As for the acting, the supporting cast are all strong. Oscar Isaac fights heroically with the production design and wins. Carla Gugino returns from Watchmen. The actresses playing the main girls include pop stars, but they're not letting the side down as far as acting is concerned and they're convincing in the action scenes since Snyder had them training for all that like lunatics. Emily Browning has a blankness about her that in any other film you'd call woodenness, but here is clearly integral to her character. It's speaking of what's been done to her by men and how she's going to choose to fight back. For the first twenty minutes, she doesn't even speak.
Someone says "it's showtime", but here it's (nearly) forgivable because it's referring to an actual show. Stage, audience, costumes, etc.

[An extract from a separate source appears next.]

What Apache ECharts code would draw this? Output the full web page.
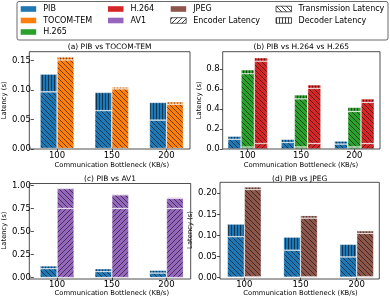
<!DOCTYPE html>
<html>
<head>
<meta charset="utf-8">
<script src="https://cdn.jsdelivr.net/npm/echarts@6/dist/echarts.min.js"></script>
<style>html,body{margin:0;padding:0;background:#fff}#c{width:390px;height:298px}</style>
</head>
<body>
<div id="c"></div>
<script>
// ---- data (seconds) ----
const categories = ['100', '150', '200'];
const PIB_enc   = [0.001, 0.001, 0.001];
const PIB_trans = [0.096, 0.064, 0.048];
const PIB_dec   = [0.030, 0.031, 0.030];
const TOCOM_enc   = [0.001, 0.001, 0.001];
const TOCOM_trans = [0.150, 0.101, 0.075];
const TOCOM_dec   = [0.005, 0.003, 0.004];
const H265_enc   = [0.020, 0.020, 0.020];
const H265_trans = [0.730, 0.480, 0.355];
const H265_dec   = [0.040, 0.040, 0.040];
const H264_enc   = [0.055, 0.055, 0.055];
const H264_trans = [0.820, 0.550, 0.410];
const H264_dec   = [0.035, 0.035, 0.035];
const AV1_enc   = [0.750, 0.750, 0.750];
const AV1_trans = [0.215, 0.147, 0.110];
const AV1_dec   = [0.010, 0.010, 0.010];
const JPEG_enc   = [0.002, 0.002, 0.002];
const JPEG_trans = [0.207, 0.139, 0.103];
const JPEG_dec   = [0.006, 0.006, 0.006];

const codecNames = ['PIB', 'TOCOM-TEM', 'H.265', 'H.264', 'AV1', 'JPEG'];
const latencyNames = ['Encoder Latency', 'Transmission Latency', 'Decoder Latency'];

const segs = {
  'PIB': {enc: PIB_enc, trans: PIB_trans, dec: PIB_dec},
  'TOCOM-TEM': {enc: TOCOM_enc, trans: TOCOM_trans, dec: TOCOM_dec},
  'H.265': {enc: H265_enc, trans: H265_trans, dec: H265_dec},
  'H.264': {enc: H264_enc, trans: H264_trans, dec: H264_dec},
  'AV1': {enc: AV1_enc, trans: AV1_trans, dec: AV1_dec},
  'JPEG': {enc: JPEG_enc, trans: JPEG_trans, dec: JPEG_dec}
};

// ---- styles / layout ----
const colors = {'PIB':'#1f77b4','TOCOM-TEM':'#ff7f0e','H.265':'#2ca02c','H.264':'#d62728','AV1':'#9467bd','JPEG':'#8c564b'};
const FONT = 'DejaVu Sans';

function makePattern(base, kind, ink) {
  const s = kind === 'dec' ? 3 : 5;
  const cv = document.createElement('canvas');
  cv.width = s; cv.height = s;
  const g = cv.getContext('2d');
  g.fillStyle = base; g.fillRect(0, 0, s, s);
  g.fillStyle = ink || 'rgba(0,0,0,0.55)';
  for (let i = 0; i < s; i++) {
    if (kind === 'dec') g.fillRect(0, i, 1, 1);
    else if (kind === 'trans') g.fillRect(i, i, 1, 1);
    else g.fillRect(s - 1 - i, i, 1, 1);
  }
  return {image: cv, repeat: 'repeat'};
}

// frame = visible axes box; axisLeft/axisWidth = category band extent (matplotlib-style margins)
const panels = [
  {title:'(a) PIB vs TOCOM-TEM', codecs:['PIB','TOCOM-TEM'], max:0.165, interval:0.05, digits:2,
   frame:{left:29.3, top:51.7, width:160.7, height:97.3}, axisLeft:25.2, axisWidth:168.6, barWidth:17, yGap:20, titleY:43},
  {title:'(b) PIB vs H.264 vs H.265', codecs:['PIB','H.265','H.264'], max:0.97, interval:0.2, digits:1,
   frame:{left:222.7, top:51.7, width:157.3, height:97.3}, axisLeft:221.0, axisWidth:160, barWidth:13.3, yGap:18, titleY:43},
  {title:'(c) PIB vs AV1', codecs:['PIB','AV1'], max:1.02, interval:0.25, digits:2,
   frame:{left:29.3, top:183.5, width:161.4, height:95.5}, axisLeft:25.2, axisWidth:168.6, barWidth:17, yGap:20, titleY:174.8},
  {title:'(d) PIB vs JPEG', codecs:['PIB','JPEG'], max:0.226, interval:0.05, digits:2,
   frame:{left:220, top:182.3, width:159.3, height:96.7}, axisLeft:216.2, axisWidth:168.6, barWidth:17, yGap:19.5, titleY:175.5}
];

const grid = [], xAxis = [], yAxis = [], series = [], title = [];
panels.forEach((p, i) => {
  const f = p.frame;
  grid.push({left:p.axisLeft, width:p.axisWidth, top:f.top, height:f.height});
  title.push({text:p.title, left:f.left + f.width / 2, top:p.titleY, textAlign:'center', padding:0,
    textStyle:{fontFamily:FONT, fontSize:7.5, fontWeight:'normal', color:'#000'}});
  xAxis.push({type:'category', gridIndex:i, data:categories,
    name:'Communication Bottleneck (KB/s)', nameLocation:'middle', nameGap:9.5,
    nameTextStyle:{fontFamily:FONT, fontSize:6.8, color:'#000'},
    axisLine:{show:false},
    axisTick:{show:true, alignWithLabel:true, length:3, lineStyle:{color:'#222', width:0.8}},
    axisLabel:{fontFamily:FONT, fontSize:8.5, color:'#000', margin:2.5}});
  yAxis.push({type:'value', gridIndex:i, min:0, max:p.max, interval:p.interval,
    offset:-(f.left - p.axisLeft),
    name:'Latency (s)', nameLocation:'middle', nameGap:p.yGap,
    nameTextStyle:{fontFamily:FONT, fontSize:6.8, color:'#000'},
    splitLine:{show:false},
    axisLine:{show:false},
    axisTick:{show:true, length:3, lineStyle:{color:'#222', width:0.8}},
    axisLabel:{fontFamily:FONT, fontSize:8.5, color:'#000', margin:3, showMaxLabel:false,
      formatter:v => v.toFixed(p.digits)}});
  p.codecs.forEach(c => {
    ['enc', 'trans', 'dec'].forEach(k => {
      series.push({type:'bar', name:c, xAxisIndex:i, yAxisIndex:i, stack:'s' + i + c,
        barWidth:p.barWidth, barGap:'0%', data:segs[c][k], silent:true,
        itemStyle:{color:makePattern(colors[c], k), borderColor:'rgba(255,255,255,0.45)', borderWidth:0.7}});
    });
  });
});
// frame grids (box only, no axes)
panels.forEach(p => {
  grid.push(Object.assign({show:true, borderColor:'#222', borderWidth:0.8, backgroundColor:'transparent', z:5}, p.frame));
});

// ---- legend drawn as graphic (column-major, 4 columns) ----
const legendItems = codecNames.map(n => ({label:n, fill:colors[n], plain:true}))
  .concat([
    {label:'Encoder Latency', kind:'enc'},
    {label:'Transmission Latency', kind:'trans'},
    {label:'Decoder Latency', kind:'dec'}
  ]);
const colX = [20.7, 108, 170.7, 276];
const rowY = [9, 20.5, 32];
const perCol = [3, 2, 2, 2];
const graphic = [{type:'rect', shape:{x:17, y:1.5, width:371, height:38.5, r:2},
  style:{fill:'#fff', stroke:'#444', lineWidth:0.8}, z:0}];
let idx = 0;
perCol.forEach((n, col) => {
  for (let r = 0; r < n; r++) {
    const it = legendItems[idx++];
    const x = colX[col], y = rowY[r];
    graphic.push({type:'rect', shape:{x:x, y:y - 2.8, width:15.5, height:5.6},
      style: it.plain ? {fill:it.fill} : {fill:makePattern('#ffffff', it.kind, 'rgba(0,0,0,0.75)'), stroke:'#333', lineWidth:0.8}, z:1});
    graphic.push({type:'text', x:x + 22.5, y:y, style:{text:it.label, fontFamily:FONT, fontSize:8,
      fill:'#000', verticalAlign:'middle', textAlign:'left'}, z:1});
  }
});

const chart = echarts.init(document.getElementById('c'), null, {renderer:'canvas'});
chart.setOption({animation:false, backgroundColor:'#fff', title, grid, xAxis, yAxis, series, graphic});
</script>
</body>
</html>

This is a movie that's doing subtle things via outrageous kitsch. It's horrible, sinister and even shocking in what's going to happen to our heroines, yet it's also fun. It's serving up the kind of insanity that will have your brain spring a leak and, for instance, start criticising the 30-foot samurai Godzilla monster who's carrying a rocket launcher and minigun on the grounds that samurai disapproved of Western guns and regarded those who used them as cowards. Mmm, yes. Closer examination might have revealed that realism is taking a back seat. (I was also briefly disappointed that Scott Glenn wasn't Japanese.) This film didn't work for a lot of people, but it also didn't lose money and I'm in love with the way it's going out on the very furthest limb it can find and then machine-gunning it off, laughing. If you don't like the modern tendency towards safe studio films, here's a counter-example.
I might even hunt down the 128-minute director's cut, which puts back everything Snyder had to take out to get a PG-13. He had to submit it five times.